Core-shell structured gold nanorods on thread-embroidered fabric-based microfluidic device for Ex Situ detection of glucose and lactate in sweat

Core-shell gold nanorods (AuNRs) with Raman reporter sandwiched was prepared as the Surface-enhanced Raman scattering (SERS) tags for detecting biomarkers in human sweat. A textile-based microfluidic device integrated SERS technology and colorimetric assay as a multifunctional sweat sensor is presented in this work. Two significant metabolites in human sweat, lactate and glucose, and the local sweat loss, were monitored and rated. Mercerized cotton thread was embroidered into the hydrophobic cotton fabric as the detection sites. Viscose thread was contacted to the embroidered pattern as the microfluidic channel. Core-shell structured Au nanorods (AuNRs@Au) sandwiched Raman reporters were prepared and deposited into the embroidered sites as SERS tags for testing target biomarkers in sweat. Through the data fitting of the SERS characteristic information of the samples with known concentration, two mathematic functions were formulated to detect the concentration of glucose and lactate in sweat accurately. The limit of detection (LOD) of physiological relevant range toward glucose (0-20 mM, S/N = 3) and lactic acid (0.1-40 mM, S/N = 3) in sweat is 0.125 mu M and 0.05 mM, respectively. Field evaluation was conducted on four healthy subjects at different body positions, demonstrating the accuracy of this SERS-based assay system in the textile-based sensing band.
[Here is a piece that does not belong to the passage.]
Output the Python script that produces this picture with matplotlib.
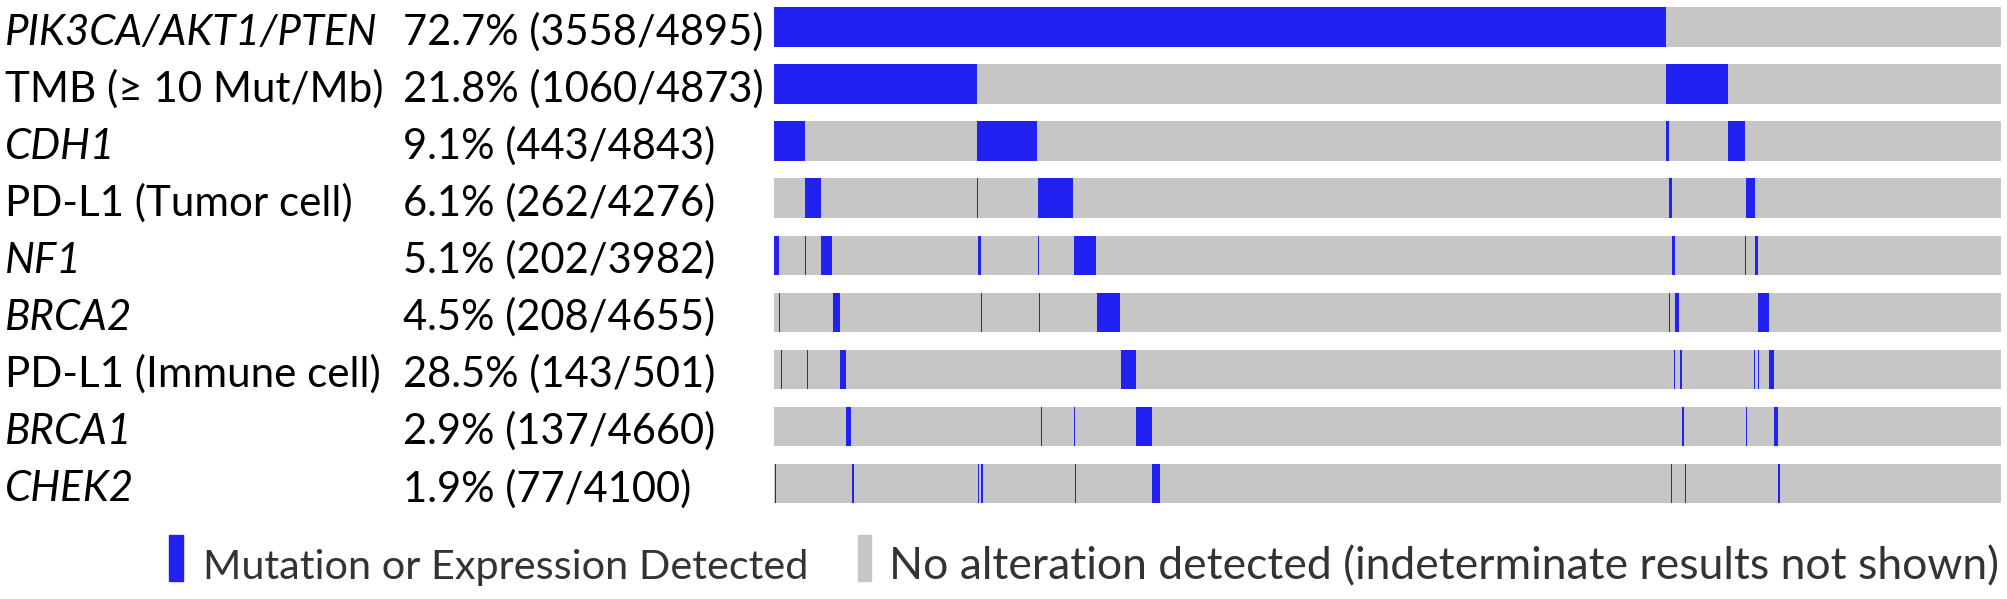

The concentration of lactate and glucose in the sweat of the four subjects is 3.50-10.34 mM and 51.86-67.19 mu M. This thread/fabric microfluidic band with a SERS-based assay system enables coherent sensing and ex situ detecting human sweat with well performance and high accuracy, which matches the results of conventional testing approaches.

Automated summary

A textile-based microfluidic device integrated with SERS technology and colorimetric assay was developed for accurate detection and evaluation of lactate, glucose, and local sweat loss in human sweat.